Victorian Labour Hire Licensing: What Hosts and Workers Need to Know
Understand what host employers must verify before engaging a provider, and what workers can expect from a licensed RELAY Labour Hire placement under the Labour Hire Licensing Act 2018.

Since the Labour Hire Licensing Act 2018 (Vic) commenced operation, every provider supplying workers to a host in Victoria has been required to hold a current licence issued by the Labour Hire Authority. The framework is now a settled part of how procurement, HR and operations teams evaluate workforce partners - and the penalties for getting it wrong are substantial.
Why the regime exists
The legislation was introduced after sustained evidence of worker exploitation in industries that rely heavily on labour hire, particularly horticulture, meat processing and cleaning. The Act sets a minimum standard for providers around fitness and propriety of officers, compliance with workplace and migration law, and the obligation to engage workers on lawful terms.
For RELAY Labour Hire, the licence is more than a regulatory tick - it is the spine of our compliance program. Every worker we place is engaged directly by us as the legal employer, paid through PAYG, and covered by our workers compensation policy.
What a host must verify
Hosts can be prosecuted for using an unlicensed provider, so the verification step is non-negotiable. Before signing a service agreement, procurement and HR teams should:
- Confirm the provider's current licence on the Labour Hire Authority's public register.
- Request a copy of the licence and check expiry, conditions and any notations.
- Capture the licence number on the service agreement and renewal calendar.
- Confirm the provider's insurance currencies (public liability, workers compensation) and right-to-work checks.
What a worker can expect
A licensed provider must engage workers on lawful pay and conditions, provide a written contract or Fair Work Information Statement, and meet superannuation and tax obligations. Workers should expect transparency on pay rates, hours, rosters and the identity of the legal employer.
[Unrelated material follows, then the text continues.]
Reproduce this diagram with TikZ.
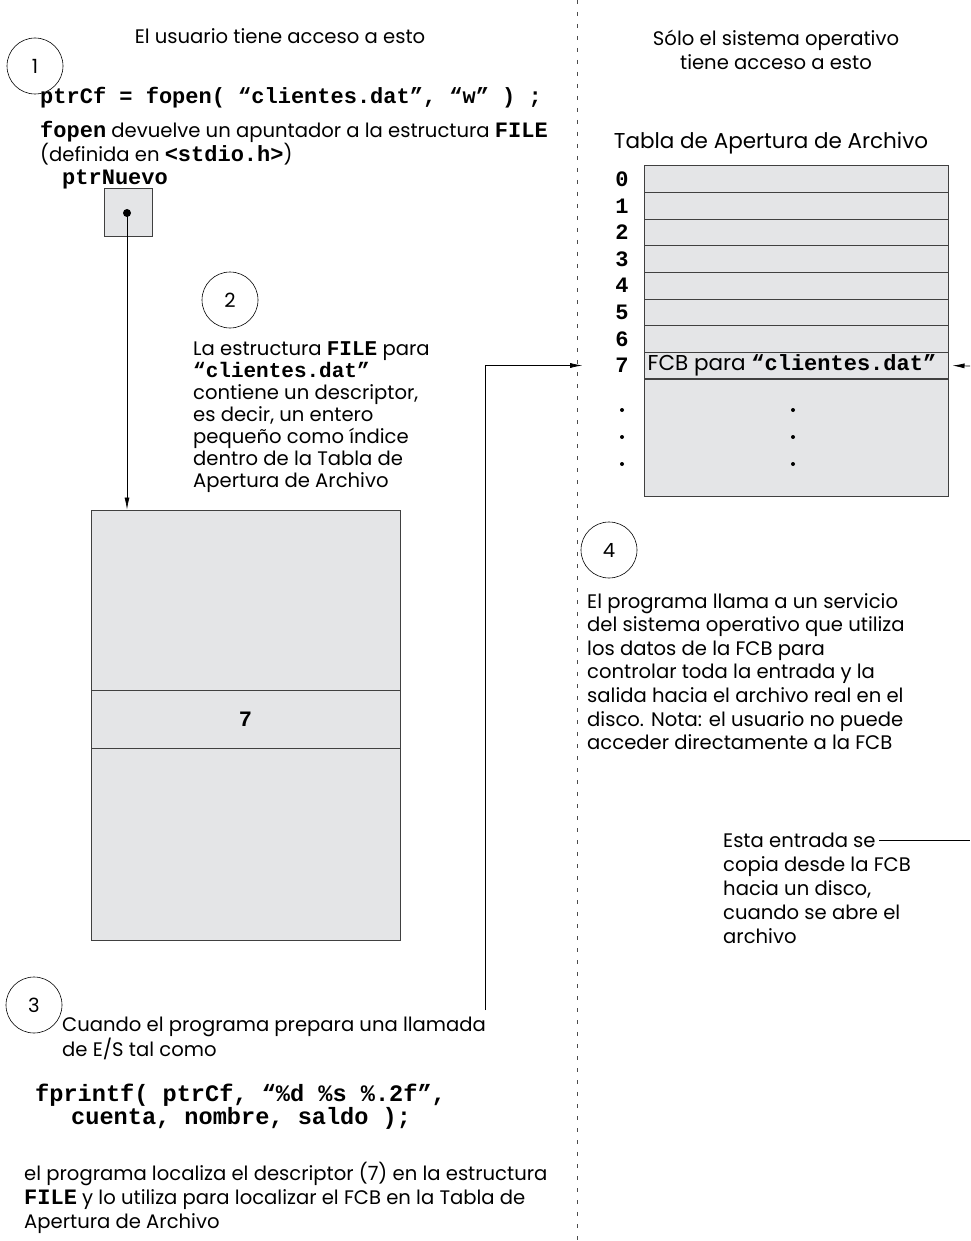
\documentclass[tikz,border=0pt]{standalone}
\usepackage{fontspec}
\setmainfont{Poppins}
\setmonofont{Liberation Mono}
\usetikzlibrary{arrows.meta}
\definecolor{cellgray}{HTML}{E4E5E7}
\newcommand{\mono}[1]{{\ttfamily\bfseries #1}}
\newcommand{\monosize}{\fontsize{22}{26}\selectfont}

\begin{document}
\begin{tikzpicture}[x=1pt, y=-1pt,
    every node/.style={inner sep=0pt},
    txt/.style={font=\fontsize{19.6}{#1}\selectfont, align=left, anchor=north west},
    txt/.default=23.6,
    head/.style={font=\fontsize{19.6}{24}\selectfont},
    code/.style={font=\monosize\ttfamily\bfseries, anchor=base west},
    stepnum/.style={circle, draw, line width=0.6pt, minimum size=56pt, font=\fontsize{19.6}{22}\selectfont},
    cell/.style={draw=black!75, fill=cellgray, line width=1pt},
    arr/.style={-{Latex[length=12pt,width=5pt]}, line width=0.7pt},
    sep/.style={dash pattern=on 4pt off 8pt, line width=0.7pt, black!70}]
  \useasboundingbox (0,0) rectangle (970,1241);

  % dividing line
  \coordinate (divtop) at (577,0);
  \coordinate (divbot) at (577,1241);
  \draw[sep] (divtop) -- (divbot);

  % headings
  \node[head, anchor=base] (usertitle) at (280,44) {El usuario tiene acceso a esto};
  \node[head, align=center, anchor=north] (ostitle) at (776,30) {Sólo el sistema operativo\\tiene acceso a esto};

  % step 1
  \node[stepnum] (s1) at (35,66) {1};
  \node[code] (fopencall) at (40,104) {ptrCf = fopen( “clientes.dat”, “w” ) ;};
  \node[txt=20.5] (fopeninfo) at (40,121) {\mono{\monosize fopen} devuelve un apuntador a la estructura \mono{\monosize FILE}\\(definida en \mono{\monosize <stdio.h>})};
  \node[code] (ptrname) at (62,185) {ptrNuevo};
  \node[cell, minimum width=48pt, minimum height=48pt] (ptrbox) at (128,213) {};
  \node[circle, fill=black, minimum size=8pt] (ptrdot) at (127,213) {};

  % FILE structure
  \node[cell, minimum width=309pt, minimum height=180pt] (ftop) at (245.5,600) {};
  \node[cell, minimum width=309pt, minimum height=58pt, font=\monosize\ttfamily\bfseries] (fmid) at (245.5,719) {7};
  \node[cell, minimum width=309pt, minimum height=192pt] (fbot) at (245.5,844) {};
  \draw[arr] (ptrdot.center) -- (ftop.north -| ptrdot);

  % step 2
  \node[stepnum] (s2) at (230,300) {2};
  \node[txt=22] (s2text) at (193,341) {La estructura \mono{\fontsize{21}{22}\selectfont FILE} para\\\mono{\fontsize{21}{22}\selectfont “clientes.dat”}\\contiene un descriptor,\\es decir, un entero\\pequeño como índice\\dentro de la Tabla de\\Apertura de Archivo};

  % open file table
  \node[font=\fontsize{21.5}{24}\selectfont, anchor=base] (tabtitle) at (771,149) {Tabla de Apertura de Archivo};
  \foreach \i in {0,...,7} {
    \node[cell, minimum width=304pt, minimum height=26.6pt] (row\i) at (796,{179.3+26.6*\i}) {};
    \node[font=\monosize\ttfamily\bfseries] (idx\i) at (622,{179.3+26.6*\i}) {\i};
  }
  \node[cell, minimum width=304pt, minimum height=117pt] (rest) at (796,437.5) {};
  \node[font=\fontsize{21.5}{24}\selectfont, anchor=west] (fcb) at ([xshift=4pt]row7.west) {FCB para \mono{\monosize “clientes.dat”}};
  \foreach \y in {410,437,464} {
    \fill (622,\y) circle (2pt);
    \fill (793,\y) circle (2pt);
  }
  \coordinate (rightin) at (970,366);
  \draw[arr, shorten >=4pt] (rightin) -- (row7.east);

  % step 3
  \node[stepnum] (s3) at (34,1005) {3};
  \node[txt=23] (s3text) at (62,1017) {Cuando el programa prepara una llamada\\de E/S tal como};
  \node[code, font=\fontsize{23.6}{26}\selectfont\ttfamily\bfseries] (fprintf1) at (35,1101) {fprintf( ptrCf, “\%d \%s \%.2f”,};
  \node[code, font=\fontsize{23.6}{26}\selectfont\ttfamily\bfseries] (fprintf2) at (71,1124) {cuenta, nombre, saldo );};
  \node[txt=24] (s3end) at (24,1162) {el programa localiza el descriptor (7) en la estructura\\\mono{\monosize FILE} y lo utiliza para localizar el FCB en la Tabla de\\Apertura de Archivo};
  \coordinate (callpt) at (485,1010);
  \draw[arr, shorten >=33pt] (callpt) |- (idx7.west);

  % step 4
  \node[stepnum] (s4) at (609,550) {4};
  \node[txt] (s4text) at (587,593) {El programa llama a un servicio\\del sistema operativo que utiliza\\los datos de la FCB para\\controlar toda la entrada y la\\salida hacia el archivo real en el\\disco. Nota: el usuario no puede\\acceder directamente a la FCB};

  % note on the FCB
  \node[txt=24] (copynote) at (723,833) {Esta entrada se\\copia desde la FCB\\hacia un disco,\\cuando se abre el\\archivo};
  \coordinate (noteend) at (879,840);
  \coordinate (noteedge) at (970,840);
  \draw[line width=0.6pt] (noteend) -- (noteedge);
\end{tikzpicture}
\end{document}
If something looks wrong - cash-only payments, fees being deducted for placement, a refusal to provide a payslip - workers can report directly to the Labour Hire Authority. RELAY Labour Hire publishes our licence number on every offer of placement so workers can verify before they accept.
Where this is heading
Victoria, Queensland, South Australia and the ACT now operate state-based licensing schemes. The Commonwealth has signalled an intention to harmonise the rules under a national framework. In the meantime, the safest path for procurement teams is to insist on a licensed provider in every jurisdiction where the local scheme applies.